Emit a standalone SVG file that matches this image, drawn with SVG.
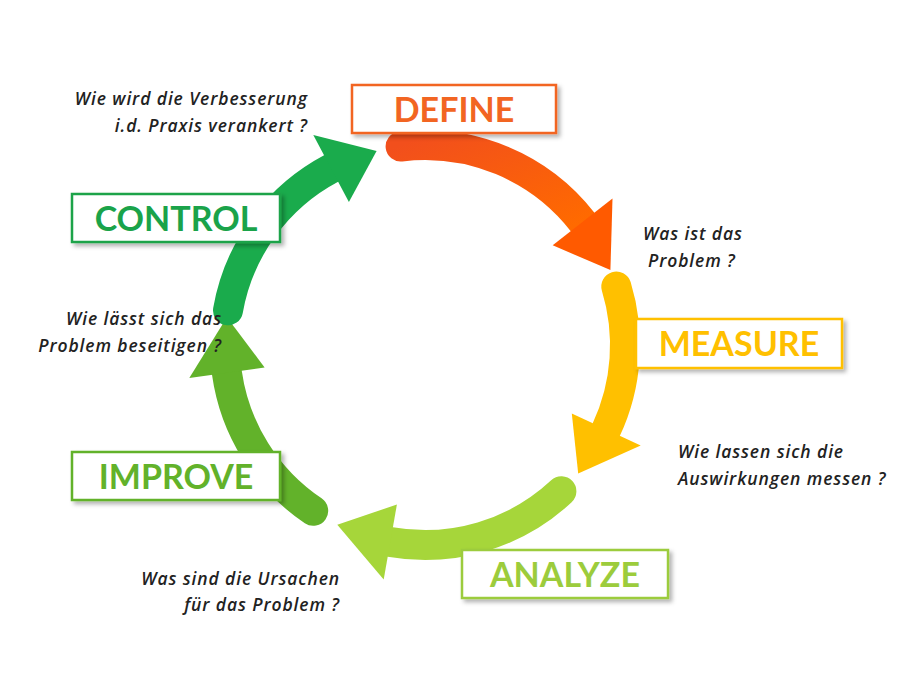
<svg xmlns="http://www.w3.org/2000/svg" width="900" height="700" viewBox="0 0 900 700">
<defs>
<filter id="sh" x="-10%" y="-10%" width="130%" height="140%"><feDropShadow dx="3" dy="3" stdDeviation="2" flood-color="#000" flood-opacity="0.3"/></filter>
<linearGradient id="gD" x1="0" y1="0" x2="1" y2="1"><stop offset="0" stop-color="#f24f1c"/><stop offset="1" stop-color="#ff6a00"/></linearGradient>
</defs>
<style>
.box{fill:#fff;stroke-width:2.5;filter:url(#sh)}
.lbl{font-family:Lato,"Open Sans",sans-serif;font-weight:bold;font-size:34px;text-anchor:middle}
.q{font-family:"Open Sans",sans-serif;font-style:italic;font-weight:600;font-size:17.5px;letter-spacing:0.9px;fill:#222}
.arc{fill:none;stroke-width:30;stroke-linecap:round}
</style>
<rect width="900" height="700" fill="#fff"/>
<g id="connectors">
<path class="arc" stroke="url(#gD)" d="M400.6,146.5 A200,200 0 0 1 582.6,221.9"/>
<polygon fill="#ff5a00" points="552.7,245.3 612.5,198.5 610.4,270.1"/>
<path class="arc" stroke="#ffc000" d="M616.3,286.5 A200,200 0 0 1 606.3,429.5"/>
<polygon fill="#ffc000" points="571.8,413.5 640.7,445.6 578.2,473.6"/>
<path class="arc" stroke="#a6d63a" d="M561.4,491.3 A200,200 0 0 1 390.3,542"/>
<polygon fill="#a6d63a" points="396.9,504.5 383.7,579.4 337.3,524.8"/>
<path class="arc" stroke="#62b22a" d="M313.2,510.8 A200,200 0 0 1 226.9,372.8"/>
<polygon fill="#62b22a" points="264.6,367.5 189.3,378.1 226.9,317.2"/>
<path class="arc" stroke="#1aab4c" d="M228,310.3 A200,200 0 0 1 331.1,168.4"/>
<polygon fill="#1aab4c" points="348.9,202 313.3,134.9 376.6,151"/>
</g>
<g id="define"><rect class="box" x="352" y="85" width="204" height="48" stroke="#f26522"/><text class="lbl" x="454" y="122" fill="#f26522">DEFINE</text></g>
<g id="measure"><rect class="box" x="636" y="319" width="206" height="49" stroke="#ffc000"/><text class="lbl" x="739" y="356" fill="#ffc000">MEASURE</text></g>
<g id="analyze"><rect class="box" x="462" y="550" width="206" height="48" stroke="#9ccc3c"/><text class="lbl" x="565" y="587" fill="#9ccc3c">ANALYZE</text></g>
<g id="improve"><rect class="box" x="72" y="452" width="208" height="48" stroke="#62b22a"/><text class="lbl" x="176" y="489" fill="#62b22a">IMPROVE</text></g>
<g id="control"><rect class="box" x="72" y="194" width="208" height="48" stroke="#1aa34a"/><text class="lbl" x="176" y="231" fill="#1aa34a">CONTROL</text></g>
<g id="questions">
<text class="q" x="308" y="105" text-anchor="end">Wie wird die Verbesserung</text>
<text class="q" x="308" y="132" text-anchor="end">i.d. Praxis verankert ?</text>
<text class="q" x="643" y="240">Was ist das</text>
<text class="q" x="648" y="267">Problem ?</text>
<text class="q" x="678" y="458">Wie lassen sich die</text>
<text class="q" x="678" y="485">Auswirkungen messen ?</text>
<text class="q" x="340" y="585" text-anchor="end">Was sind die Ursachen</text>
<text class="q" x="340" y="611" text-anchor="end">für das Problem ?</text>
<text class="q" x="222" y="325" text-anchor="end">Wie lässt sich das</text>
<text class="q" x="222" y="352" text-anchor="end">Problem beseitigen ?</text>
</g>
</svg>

+--

Leaving the pictures aside, transcribe the entire listing exactly.

→ **Full solution**:
Emit a standalone SVG file that matches this image, drawn with SVG.
<svg xmlns="http://www.w3.org/2000/svg" width="900" height="700" viewBox="0 0 900 700">
<defs>
<filter id="sh" x="-10%" y="-10%" width="130%" height="140%"><feDropShadow dx="3" dy="3" stdDeviation="2" flood-color="#000" flood-opacity="0.3"/></filter>
<linearGradient id="gD" x1="0" y1="0" x2="1" y2="1"><stop offset="0" stop-color="#f24f1c"/><stop offset="1" stop-color="#ff6a00"/></linearGradient>
</defs>
<style>
.box{fill:#fff;stroke-width:2.5;filter:url(#sh)}
.lbl{font-family:Lato,"Open Sans",sans-serif;font-weight:bold;font-size:34px;text-anchor:middle}
.q{font-family:"Open Sans",sans-serif;font-style:italic;font-weight:600;font-size:17.5px;letter-spacing:0.9px;fill:#222}
.arc{fill:none;stroke-width:30;stroke-linecap:round}
</style>
<rect width="900" height="700" fill="#fff"/>
<g id="connectors">
<path class="arc" stroke="url(#gD)" d="M400.6,146.5 A200,200 0 0 1 582.6,221.9"/>
<polygon fill="#ff5a00" points="552.7,245.3 612.5,198.5 610.4,270.1"/>
<path class="arc" stroke="#ffc000" d="M616.3,286.5 A200,200 0 0 1 606.3,429.5"/>
<polygon fill="#ffc000" points="571.8,413.5 640.7,445.6 578.2,473.6"/>
<path class="arc" stroke="#a6d63a" d="M561.4,491.3 A200,200 0 0 1 390.3,542"/>
<polygon fill="#a6d63a" points="396.9,504.5 383.7,579.4 337.3,524.8"/>
<path class="arc" stroke="#62b22a" d="M313.2,510.8 A200,200 0 0 1 226.9,372.8"/>
<polygon fill="#62b22a" points="264.6,367.5 189.3,378.1 226.9,317.2"/>
<path class="arc" stroke="#1aab4c" d="M228,310.3 A200,200 0 0 1 331.1,168.4"/>
<polygon fill="#1aab4c" points="348.9,202 313.3,134.9 376.6,151"/>
</g>
<g id="define"><rect class="box" x="352" y="85" width="204" height="48" stroke="#f26522"/><text class="lbl" x="454" y="122" fill="#f26522">DEFINE</text></g>
<g id="measure"><rect class="box" x="636" y="319" width="206" height="49" stroke="#ffc000"/><text class="lbl" x="739" y="356" fill="#ffc000">MEASURE</text></g>
<g id="analyze"><rect class="box" x="462" y="550" width="206" height="48" stroke="#9ccc3c"/><text class="lbl" x="565" y="587" fill="#9ccc3c">ANALYZE</text></g>
<g id="improve"><rect class="box" x="72" y="452" width="208" height="48" stroke="#62b22a"/><text class="lbl" x="176" y="489" fill="#62b22a">IMPROVE</text></g>
<g id="control"><rect class="box" x="72" y="194" width="208" height="48" stroke="#1aa34a"/><text class="lbl" x="176" y="231" fill="#1aa34a">CONTROL</text></g>
<g id="questions">
<text class="q" x="308" y="105" text-anchor="end">Wie wird die Verbesserung</text>
<text class="q" x="308" y="132" text-anchor="end">i.d. Praxis verankert ?</text>
<text class="q" x="643" y="240">Was ist das</text>
<text class="q" x="648" y="267">Problem ?</text>
<text class="q" x="678" y="458">Wie lassen sich die</text>
<text class="q" x="678" y="485">Auswirkungen messen ?</text>
<text class="q" x="340" y="585" text-anchor="end">Was sind die Ursachen</text>
<text class="q" x="340" y="611" text-anchor="end">für das Problem ?</text>
<text class="q" x="222" y="325" text-anchor="end">Wie lässt sich das</text>
<text class="q" x="222" y="352" text-anchor="end">Problem beseitigen ?</text>
</g>
</svg>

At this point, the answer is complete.